Breaking in a new pair of hiking boots used to take some serious time and effort.
Some hikers would fill their boots with water and others would even wear them in a shower in an attempt to get the perfect fit.
Fortunately, those days are long gone.
I saw this firsthand last summer when I hiked the 93-mile Wonderland Trail. By the time we left, I’d easily logged 1,000 miles in my boots, but one of my hiking partners had pulled his boots out of the box the night before we left. On top of that, Thad Richardson wasn’t wearing sock liners, a thin second sock designed to help eliminate blisters.
Richardson is a firefighter and folks in his line of work are made of Kevlar, but I figured there was no way this was going to end well.
By the second day, he’d raised a small blister on the outside of his foot. But by the end of our weeklong trip, he had no other problems. In fact, he said, his feet felt just fine.
On the other hand, I felt pretty good too, but I had two small blisters.
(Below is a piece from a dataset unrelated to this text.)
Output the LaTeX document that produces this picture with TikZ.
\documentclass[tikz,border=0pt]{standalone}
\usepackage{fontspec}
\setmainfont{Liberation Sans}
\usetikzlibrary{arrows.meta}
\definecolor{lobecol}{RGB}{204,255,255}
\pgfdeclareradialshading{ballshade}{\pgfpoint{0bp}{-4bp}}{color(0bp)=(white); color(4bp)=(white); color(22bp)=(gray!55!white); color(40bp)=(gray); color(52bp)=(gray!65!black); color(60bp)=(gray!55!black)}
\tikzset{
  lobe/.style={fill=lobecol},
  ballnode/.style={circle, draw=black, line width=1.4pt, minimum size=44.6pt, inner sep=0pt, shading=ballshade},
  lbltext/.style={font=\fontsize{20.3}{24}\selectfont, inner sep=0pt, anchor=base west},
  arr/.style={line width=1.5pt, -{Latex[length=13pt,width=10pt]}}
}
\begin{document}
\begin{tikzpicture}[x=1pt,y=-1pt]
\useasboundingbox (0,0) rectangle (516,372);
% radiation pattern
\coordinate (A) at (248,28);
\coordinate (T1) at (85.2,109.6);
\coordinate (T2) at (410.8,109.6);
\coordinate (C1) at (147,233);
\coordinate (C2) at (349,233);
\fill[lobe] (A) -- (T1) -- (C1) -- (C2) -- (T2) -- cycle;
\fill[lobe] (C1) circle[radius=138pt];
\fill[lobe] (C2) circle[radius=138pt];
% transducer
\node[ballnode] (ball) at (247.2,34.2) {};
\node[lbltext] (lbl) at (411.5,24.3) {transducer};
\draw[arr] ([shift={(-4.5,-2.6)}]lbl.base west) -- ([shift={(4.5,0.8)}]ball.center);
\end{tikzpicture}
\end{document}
Perhaps they were the byproduct of not fully embracing modern technology.
“How much easier is it to break in boots these days?” said Joe Hyer, owner of Alpine Experience. “Much, much, much, much and I don’t know how many muches that was but at least six more.
“Boots have changed so much. It used to take several weeks to break in a pair of boots. Now you can do it in a day or two if you are fit correctly. … I’ve probably had just one blister in the last decade.”
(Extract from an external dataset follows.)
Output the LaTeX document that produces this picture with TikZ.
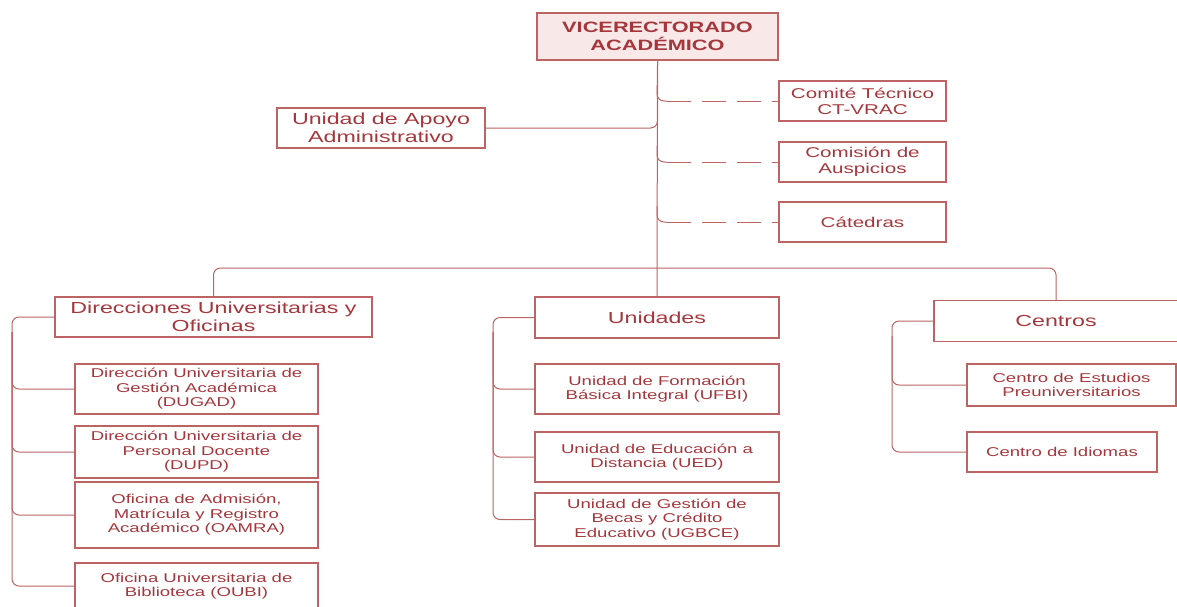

Today, Hyer says keeping your feet happy on the trail is as simple as making sure you have good socks, good boots and good foot beds.
The most important part of the breaking in process is your time at the store, Hyer said.
“You don’t need to be 100 percent of the way there by the time you leave the store,” he said. “But you should be 90 percent.”
Hyer says his staff members spend about 40 minutes with customers making sure they have the right fit.
“That’s where you try on several boots and maybe spend some time walking with one [type of boot] on one foot and another on the other to see what is best,” Hyer said.
From there they are likely to pick out a foot bed, a supportive insole that typically costs an additional $40. The support helps alleviate pain in the feet, knees and back.
“An aftermarket foot bed is helpful for about 80 percent of people,” Hyer said. “And for about half, they are essential.”
Also crucial to the fitting process are the right socks. Hiking specific socks have a little extra padding, are designed to avoid bunching and have heel pockets sewn in.
These socks, typically $15 or more, reduce the chance of blisters and negate the need for liners. Hyer recommends people don’t use liners, but still stocks them in the store because they’re a habit for so many.
Hyer says liners could cause hikers’ feet to sweat more, increasing their risk of foot issues.
Richardson and I both wore hiking specific socks on the Wonderland.
He didn’t use liners, but I did. I also wrapped several toes in duct tape, a technique that has worked well for me for many years.
Still, watching Richardson circumnavigate Rainier in brand-new boots, is enough to make me reconsider my system. At about $8 per pair, I wouldn’t mind never having to buy liners again.